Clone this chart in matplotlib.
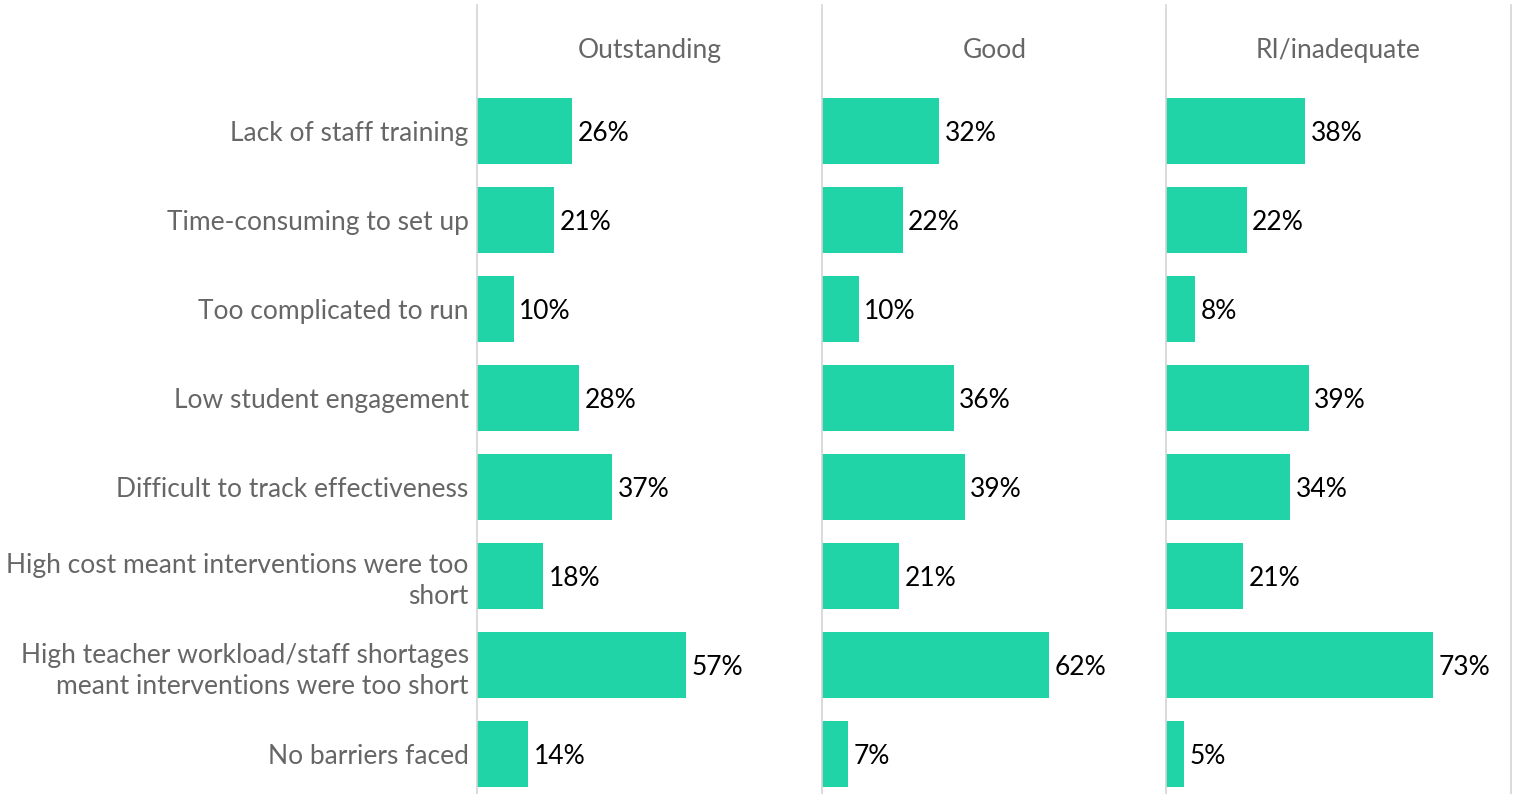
import matplotlib
matplotlib.use("Agg")
import matplotlib.pyplot as plt

categories = [
    "Lack of staff training",
    "Time-consuming to set up",
    "Too complicated to run",
    "Low student engagement",
    "Difficult to track effectiveness",
    "High cost meant interventions were too\nshort",
    "High teacher workload/staff shortages\nmeant interventions were too short",
    "No barriers faced",
]
groups = ["Outstanding", "Good", "RI/inadequate"]
outstanding = [26, 21, 10, 28, 37, 18, 57, 14]
good = [32, 22, 10, 36, 39, 21, 62, 7]
ri_inadequate = [38, 22, 8, 39, 34, 21, 73, 5]
series = [outstanding, good, ri_inadequate]

plt.rcParams['font.family'] = ['Lato', 'DejaVu Sans']
W, H = 1513, 794
fig = plt.figure(figsize=(W / 100, H / 100), dpi=100)

bar_color = "#21D4A8"
label_color = "#666666"
line_color = "#d4d4d4"
fs = 19

panel_left = [477, 822, 1166]
panel_w = 345
top_px, bot_px = 5, 794
row_px = 89
first_center = 131

ytop = 0 - (first_center - top_px) / row_px
ybot = 0 + (bot_px - first_center) / row_px
xmax = panel_w / 3.66

for i, (g, vals) in enumerate(zip(groups, series)):
    ax = fig.add_axes([panel_left[i] / W, 1 - bot_px / H, panel_w / W, (bot_px - top_px) / H])
    ypos = list(range(len(categories)))
    ax.barh(ypos, vals, height=0.75, color=bar_color)
    ax.set_xlim(0, xmax)
    ax.set_ylim(ybot, ytop)
    for y, v in zip(ypos, vals):
        ax.annotate(f"{v}%", (v, y), xytext=(4, 0), textcoords="offset points",
                    va="center_baseline", ha="left", fontsize=fs, color="black")
    ax.text(xmax / 2, -0.93, g, ha="center", va="center_baseline", fontsize=fs, color=label_color)
    ax.set_xticks([])
    if i == 0:
        ax.set_yticks(ypos)
        ax.set_yticklabels(categories, fontsize=fs, color=label_color, linespacing=1.3)
        ax.tick_params(axis="y", length=0, pad=6)
    else:
        ax.set_yticks([])
    for s in ["top", "bottom"]:
        ax.spines[s].set_visible(False)
    ax.spines["left"].set_color(line_color)
    ax.spines["left"].set_linewidth(1.2)
    if i == 2:
        ax.spines["right"].set_color(line_color)
        ax.spines["right"].set_linewidth(1.2)
    else:
        ax.spines["right"].set_visible(False)

fig.savefig("out.png", dpi=100)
------------
> **Problem details**
Make an exact copy of the lines from the top of the material through the line with "import matplotlib.pyplot as plt", pictures excluded.

> **Answer**
Clone this chart in matplotlib.
import matplotlib
matplotlib.use("Agg")
import matplotlib.pyplot as plt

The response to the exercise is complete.